”So You Think You Can Dance”: A few surprises
When I heard that Debbie Allen would be the guest judge on So You Think You Can Dance, I expected insightful commentary from the all-star choreographer, director, and producer. But instead, last night’s show taught me that the Debbie Allen school of thought says, ”Everyone’s a winner!” Seems Allen forgot that this is reality television, and most of her beloved dancers will soon become losers. They ain’t gonna live forever, Debbie! (Sadly, neither will I in this particular gig: Your regular SYTYCD TV Watcher, Adam B. Vary, will be returning to you after the July 4 holiday).
The biggest question mark of the night was Debbie’s love for Cedric. Perhaps it was Mia Michaels’ leftover love juice or Cedric’s puppy-dog face, but Debbie offered the one-note dancer a scholarship to her academy. Did she not notice that as choreographer, Mia cleverly tucked Cedric away in a corner, literally, during a part of the contemporary routine, while Shauna showed off some real skills?

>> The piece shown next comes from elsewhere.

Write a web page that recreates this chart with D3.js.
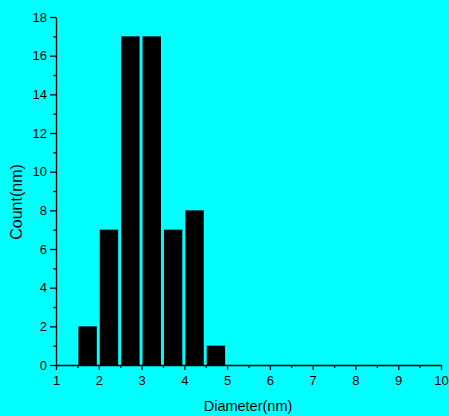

Thankfully, Mary Murphy and Nigel Lythgoe noticed, so maybe they’ll finally give him the heave-ho if he winds up in the bottom three tonight.
We may also see Neil and Lauren in the bottom three for their lukewarm tango. Unlike in last week’s hip-hop routine, Lauren was the stronger of the two this time around, even taking into account Nigel’s odd compliment that Neil (and all the guys) ”dance like dudes.” Still, her sharp performance couldn’t compensate for Neil’s overly stiff posture and the pair’s lack of fire. The performance didn’t offer much, and all Cat Deeley could say was, ”Tangotastic!” The only good thing was that the music matched the dance style for once. Note to choreographers: Experimenting isn’t always good!
Fortunately, this week saw more good than bad. Jaimie and Hok’s jazz piece, choreographed by the enormously talented Wade Robson, took the cake, and may even end up being the best performance and choreography this season. Set to music from Memoirs of a Geisha, this ballet-like routine poised Jaimie as a flower and Hok as a hummingbird. Sounds like modern-dance mumbo jumbo, but boy, did it work. The duo’s precision, grace and strength left me (and the judges) breathless, putting to rest mixed reviews from last week’s samba.
I wanted to give Dominic the boot a week ago (mostly for the hairy toes comment), but his and Sabra’s beautiful rumba proved me wrong. Their partnership finally worked for me, and for once I wasn’t distracted by an unfortunate song choice (the Pussycat Dolls’ ”Stickwitu”). Kudos to Dominic and Sabra for conquering the music. It even warranted two tickets on the ”hot tamale train” from Mary Murphy.
Who can compete with Lacey and Kameron? Those two are just so darned entertaining. Their quickstep didn’t necessarily blow me away, but I can’t deny their charisma, and I doubt America can, either. By the way, did Nigel’s wedding comment have some effect on the pair? Did anyone else see Kameron give Lacey a peck at the end of their routine?
Anya and Danny’s hip-hop was similar to Sara and Jesús’ krumping in that there was a weaker link with each: Anya in the former, Jesús in the latter. I disagreed with Nigel’s comment that Danny seemed unnatural; someone should get that boy on Justin Timberlake’s tour! If anything, Anya seemed stiffer, like she was using her ballroom counts of ”1-2-3, 3-2-1” for hip-hop’s less regimented style. As for Jesús, who can blame him when his partner is a break-dancer? She even got the Nigel Lythgoe ”gangsta” seal of approval. Jesús clearly wasn’t as strong as Sara, but he put up a good fight.
And what about Jessi and Pasha, SYTYCD‘s beautiful couple? Well, things sometimes take a twist, as Cat explained. It turned out Jessi had fallen ill and doctors wouldn’t allow her to dance. Pasha, instead, danced with the choreographer’s assistant and performed an electrifying cha-cha. Luckily for Pasha, it’s one of his specialties (as if his swiveling hips hadn’t given that away). Sure, the piece was great, but did it really call for a standing ovation from the choreographers in the audience, and did Pasha deserve praise for having chemistry with a Bette Midler look-alike? (Ouch. Debbie’s words, not mine.) I hear the sound of sympathy votes in the air.
If Jessi gets the go-ahead from her doctors, she’ll have to dance for her life. If she’s not able to dance, she’ll be eliminated. Is that a fair deal? Who do you think deserves Mary Murphy’s hyena scream? Does music choice affect your opinions of the dances? And who’s in your bottom three?